O tema é permeado de diversos outros aspectos operacionais que não deixam de ser relevantes  como a segurança da informação para evitar vazamento de dados armazenados pelas Juntas, o que foi objeto da subsequente IN DREI 79/22; a autenticação automática dos livros conforme artigo 10 da IN 82; os óbices à autenticação de livros em branco; a possibilidade de livros, ainda que relativos a períodos anteriores, serem assinados pelos atuais responsáveis pela companhia; e o preenchimento de livros físicos já autenticados até que se esgotem.

Em síntese, os livros digitais representam um marco na gestão das participações acionárias. Para as companhias que ainda não tenham tido a oportunidade de efetuar a migração dos lançamentos passados de titularidade acionária, se trata de momento oportuno para forçosamente se debruçarem no resgate, compilação e validação dos dados do passado como etapa necessária para não deixar margem a questionamentos.

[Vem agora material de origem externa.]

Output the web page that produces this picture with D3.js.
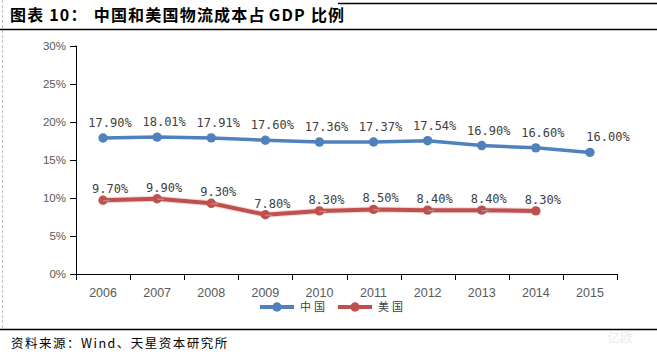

Em se tratando de futuro, o livro digital constitui uma ferramenta valiosa para a gestão do quadro acionário ao reduzir custos, garantir a confiabilidade e rapidez dos registros, e permitir um acompanhamento eficaz e transparente do cap table em todo perfil de companhia, desde as mais estáticas e tradicionais até as mais arrojadas em termos de movimentações por meio de títulos conversíveis, stock option plans e rodadas de investimento.